Written instruction | All the data should be repeated exactly. Any image in it is left out.

Dataset excerpt |
>> Start

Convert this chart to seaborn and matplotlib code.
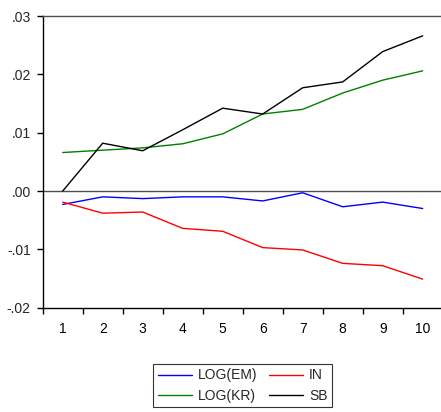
import matplotlib
matplotlib.use("Agg")
import matplotlib.pyplot as plt
import seaborn as sns
import pandas as pd
import numpy as np

periods = [1, 2, 3, 4, 5, 6, 7, 8, 9, 10]
log_em = [-0.0023, -0.0010, -0.0013, -0.0010, -0.0010, -0.0017, -0.0003, -0.0027, -0.0019, -0.0030]
in_vals = [-0.0019, -0.0038, -0.0036, -0.0064, -0.0069, -0.0097, -0.0101, -0.0124, -0.0128, -0.0151]
log_kr = [0.0066, 0.0070, 0.0074, 0.0081, 0.0098, 0.0132, 0.0140, 0.0168, 0.0190, 0.0206]
sb = [0.0000, 0.0082, 0.0069, 0.0105, 0.0142, 0.0132, 0.0177, 0.0187, 0.0239, 0.0266]

series_names = ["LOG(EM)", "IN", "LOG(KR)", "SB"]
series_colors = ["#0000ff", "#ff0000", "#008000", "#000000"]
ytick_vals = [-0.02, -0.01, 0.00, 0.01, 0.02, 0.03]
ytick_labels = ["-.02", "-.01", ".00", ".01", ".02", ".03"]

sns.set_style("white")
plt.rcParams['font.family'] = ['Liberation Sans', 'DejaVu Sans']

df = pd.concat([
    pd.DataFrame({"period": periods, "value": vals, "series": name})
    for name, vals in zip(series_names, [log_em, in_vals, log_kr, sb])
], ignore_index=True)

fig = plt.figure(figsize=(4.41, 4.12), dpi=100)
ax = fig.add_axes([42.7 / 441, 1 - 307.7 / 412, 400 / 441, 291.7 / 412])

sns.lineplot(data=df, x="period", y="value", hue="series", hue_order=series_names,
             palette=dict(zip(series_names, series_colors)), linewidth=1.0, ax=ax,
             estimator=None)

ax.axhline(0, color="#505050", linewidth=1.0, zorder=1)

ax.set_xlim(0.5, 10.5)
ax.set_ylim(-0.02, 0.03)
ax.set_xticks(periods)
ax.set_xticklabels([str(p) for p in periods])
ax.set_xticks(np.arange(0.5, 11, 1.0), minor=True)
ax.tick_params(axis="x", which="major", length=0, pad=10.5, labelsize=10, colors="black")
ax.tick_params(axis="x", which="minor", length=4.5, width=1.0, color="black", direction="out", bottom=True)
ax.set_yticks(ytick_vals)
ax.set_yticklabels(ytick_labels)
ax.tick_params(axis="y", which="major", length=4.3, width=1.0, pad=4.3, labelsize=10,
               color="black", direction="out", left=True)
ax.set_xlabel("")
ax.set_ylabel("")

for side in ["left", "bottom"]:
    ax.spines[side].set_color("black")
    ax.spines[side].set_linewidth(1.0)
ax.spines["top"].set_color("#505050")
ax.spines["top"].set_linewidth(1.0)
ax.spines["right"].set_visible(False)

handles, labels = ax.get_legend_handles_labels()
ax.get_legend().remove()
hmap = dict(zip(labels, handles))
order = ["LOG(EM)", "LOG(KR)", "IN", "SB"]
leg = fig.legend([hmap[k] for k in order], order, ncol=2, loc="center",
                 bbox_to_anchor=(242.5 / 441, 1 - 385.5 / 412), frameon=True,
                 fancybox=False, edgecolor="black", fontsize=10, handlelength=2.5,
                 handletextpad=0.4, columnspacing=0.8, labelspacing=0.45,
                 borderpad=0.35, borderaxespad=0)
leg.get_frame().set_linewidth(0.8)

fig.savefig("out.png", dpi=100)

>> End

Finished answer |
Convert this chart to seaborn and matplotlib code.
import matplotlib
matplotlib.use("Agg")
import matplotlib.pyplot as plt
import seaborn as sns
import pandas as pd
import numpy as np

periods = [1, 2, 3, 4, 5, 6, 7, 8, 9, 10]
log_em = [-0.0023, -0.0010, -0.0013, -0.0010, -0.0010, -0.0017, -0.0003, -0.0027, -0.0019, -0.0030]
in_vals = [-0.0019, -0.0038, -0.0036, -0.0064, -0.0069, -0.0097, -0.0101, -0.0124, -0.0128, -0.0151]
log_kr = [0.0066, 0.0070, 0.0074, 0.0081, 0.0098, 0.0132, 0.0140, 0.0168, 0.0190, 0.0206]
sb = [0.0000, 0.0082, 0.0069, 0.0105, 0.0142, 0.0132, 0.0177, 0.0187, 0.0239, 0.0266]

series_names = ["LOG(EM)", "IN", "LOG(KR)", "SB"]
series_colors = ["#0000ff", "#ff0000", "#008000", "#000000"]
ytick_vals = [-0.02, -0.01, 0.00, 0.01, 0.02, 0.03]
ytick_labels = ["-.02", "-.01", ".00", ".01", ".02", ".03"]

sns.set_style("white")
plt.rcParams['font.family'] = ['Liberation Sans', 'DejaVu Sans']

df = pd.concat([
    pd.DataFrame({"period": periods, "value": vals, "series": name})
    for name, vals in zip(series_names, [log_em, in_vals, log_kr, sb])
], ignore_index=True)

fig = plt.figure(figsize=(4.41, 4.12), dpi=100)
ax = fig.add_axes([42.7 / 441, 1 - 307.7 / 412, 400 / 441, 291.7 / 412])

sns.lineplot(data=df, x="period", y="value", hue="series", hue_order=series_names,
             palette=dict(zip(series_names, series_colors)), linewidth=1.0, ax=ax,
             estimator=None)

ax.axhline(0, color="#505050", linewidth=1.0, zorder=1)

ax.set_xlim(0.5, 10.5)
ax.set_ylim(-0.02, 0.03)
ax.set_xticks(periods)
ax.set_xticklabels([str(p) for p in periods])
ax.set_xticks(np.arange(0.5, 11, 1.0), minor=True)
ax.tick_params(axis="x", which="major", length=0, pad=10.5, labelsize=10, colors="black")
ax.tick_params(axis="x", which="minor", length=4.5, width=1.0, color="black", direction="out", bottom=True)
ax.set_yticks(ytick_vals)
ax.set_yticklabels(ytick_labels)
ax.tick_params(axis="y", which="major", length=4.3, width=1.0, pad=4.3, labelsize=10,
               color="black", direction="out", left=True)
ax.set_xlabel("")
ax.set_ylabel("")

for side in ["left", "bottom"]:
    ax.spines[side].set_color("black")
    ax.spines[side].set_linewidth(1.0)
ax.spines["top"].set_color("#505050")
ax.spines["top"].set_linewidth(1.0)
ax.spines["right"].set_visible(False)

handles, labels = ax.get_legend_handles_labels()
ax.get_legend().remove()
hmap = dict(zip(labels, handles))
order = ["LOG(EM)", "LOG(KR)", "IN", "SB"]
leg = fig.legend([hmap[k] for k in order], order, ncol=2, loc="center",
                 bbox_to_anchor=(242.5 / 441, 1 - 385.5 / 412), frameon=True,
                 fancybox=False, edgecolor="black", fontsize=10, handlelength=2.5,
                 handletextpad=0.4, columnspacing=0.8, labelspacing=0.45,
                 borderpad=0.35, borderaxespad=0)
leg.get_frame().set_linewidth(0.8)

fig.savefig("out.png", dpi=100)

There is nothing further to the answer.